OBJECTIVE:
Give the data below again exactly as written, without its pictures.

SUPPLIED INFORMATION:
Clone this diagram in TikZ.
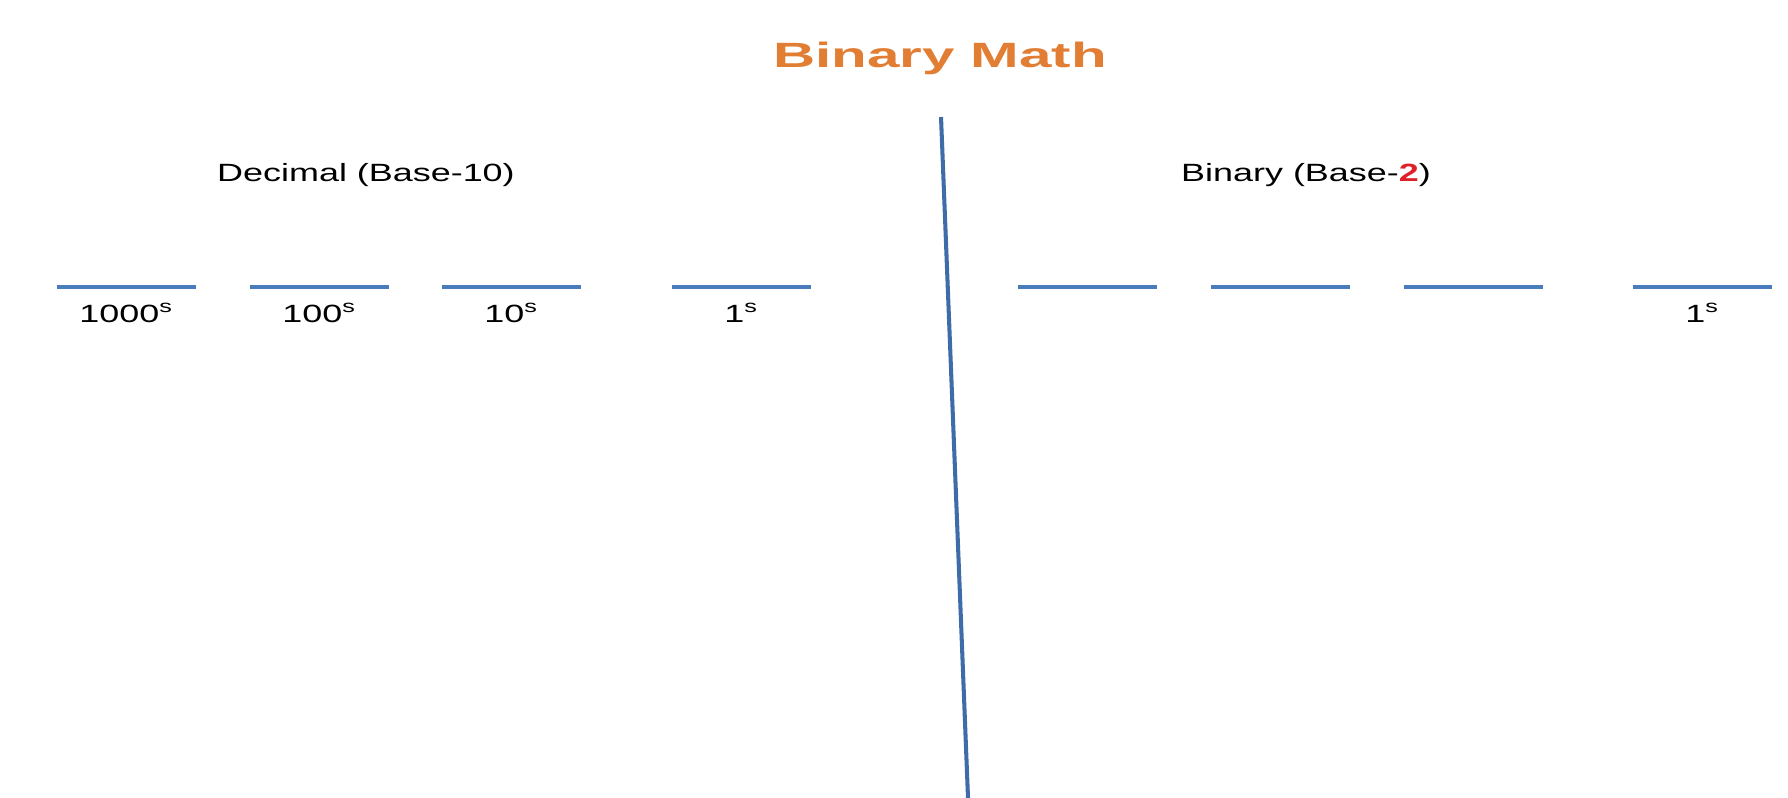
\documentclass[tikz,border=0pt]{standalone}
\usepackage{fontspec}
\setmainfont{Liberation Sans}
\newfontfamily\labelfont{Liberation Sans}[FakeStretch=1.44]
\newfontfamily\titlefont{Liberation Sans}[FakeStretch=1.66]
\usetikzlibrary{positioning}
\definecolor{titleorange}{RGB}{226,126,52}
\definecolor{blankblue}{RGB}{74,124,187}
\definecolor{dividerblue}{RGB}{62,108,168}
\definecolor{digitred}{RGB}{222,32,40}

\begin{document}
\begin{tikzpicture}[
      every node/.style={inner sep=0pt},
      titletext/.style={font=\titlefont\bfseries\fontsize{10pt}{12pt}\selectfont,text=titleorange,anchor=base},
      heading/.style={font=\labelfont\fontsize{7.1pt}{8.5pt}\selectfont,anchor=base},
      place/.style={font=\labelfont\fontsize{7.1pt}{8.5pt}\selectfont},
      blank/.style={draw=blankblue,line width=1.15pt},
      divider/.style={draw=dividerblue,line width=1.15pt}
    ]
      \useasboundingbox (0,0) rectangle (17.88,-7.98);
      \node[titletext] (title) at (9.40,-0.68) {Binary Math};
      \node[heading] (dec) at (3.66,-1.82) {Decimal (Base-10)};
      \node[heading] (bin) at (13.06,-1.82) {Binary (Base-{\bfseries\color{digitred}2})};
      % blanks for the place values
      \foreach \n/\x in {d1/0.57,d2/2.50,d3/4.42,d4/6.72,b1/10.18,b2/12.11,b3/14.04,b4/16.33} {
        \coordinate (\n w) at (\x,-2.87);
        \coordinate (\n e) at (\x+1.39,-2.87);
        \coordinate (\n) at (\x+0.695,-2.87);
        \draw[blank] (\n w) -- (\n e);
      }
      \node[place,below=0.15 of d1] (thousands) {1000\textsuperscript{s}};
      \node[place,below=0.15 of d2] (hundreds) {100\textsuperscript{s}};
      \node[place,below=0.15 of d3] (tens) {10\textsuperscript{s}};
      \node[place,below=0.15 of d4] (ones) {1\textsuperscript{s}};
      \node[place,below=0.15 of b4] (binones) {1\textsuperscript{s}};
      % dividing line
      \coordinate (divtop) at (9.41,-1.17);
      \coordinate (divbottom) at (9.68,-7.98);
      \draw[divider] (divtop) -- (divbottom);
    \end{tikzpicture}
\end{document}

FULL SOLUTION:
Clone this diagram in TikZ.
\documentclass[tikz,border=0pt]{standalone}
\usepackage{fontspec}
\setmainfont{Liberation Sans}
\newfontfamily\labelfont{Liberation Sans}[FakeStretch=1.44]
\newfontfamily\titlefont{Liberation Sans}[FakeStretch=1.66]
\usetikzlibrary{positioning}
\definecolor{titleorange}{RGB}{226,126,52}
\definecolor{blankblue}{RGB}{74,124,187}
\definecolor{dividerblue}{RGB}{62,108,168}
\definecolor{digitred}{RGB}{222,32,40}

\begin{document}
\begin{tikzpicture}[
      every node/.style={inner sep=0pt},
      titletext/.style={font=\titlefont\bfseries\fontsize{10pt}{12pt}\selectfont,text=titleorange,anchor=base},
      heading/.style={font=\labelfont\fontsize{7.1pt}{8.5pt}\selectfont,anchor=base},
      place/.style={font=\labelfont\fontsize{7.1pt}{8.5pt}\selectfont},
      blank/.style={draw=blankblue,line width=1.15pt},
      divider/.style={draw=dividerblue,line width=1.15pt}
    ]
      \useasboundingbox (0,0) rectangle (17.88,-7.98);
      \node[titletext] (title) at (9.40,-0.68) {Binary Math};
      \node[heading] (dec) at (3.66,-1.82) {Decimal (Base-10)};
      \node[heading] (bin) at (13.06,-1.82) {Binary (Base-{\bfseries\color{digitred}2})};
      % blanks for the place values
      \foreach \n/\x in {d1/0.57,d2/2.50,d3/4.42,d4/6.72,b1/10.18,b2/12.11,b3/14.04,b4/16.33} {
        \coordinate (\n w) at (\x,-2.87);
        \coordinate (\n e) at (\x+1.39,-2.87);
        \coordinate (\n) at (\x+0.695,-2.87);
        \draw[blank] (\n w) -- (\n e);
      }
      \node[place,below=0.15 of d1] (thousands) {1000\textsuperscript{s}};
      \node[place,below=0.15 of d2] (hundreds) {100\textsuperscript{s}};
      \node[place,below=0.15 of d3] (tens) {10\textsuperscript{s}};
      \node[place,below=0.15 of d4] (ones) {1\textsuperscript{s}};
      \node[place,below=0.15 of b4] (binones) {1\textsuperscript{s}};
      % dividing line
      \coordinate (divtop) at (9.41,-1.17);
      \coordinate (divbottom) at (9.68,-7.98);
      \draw[divider] (divtop) -- (divbottom);
    \end{tikzpicture}
\end{document}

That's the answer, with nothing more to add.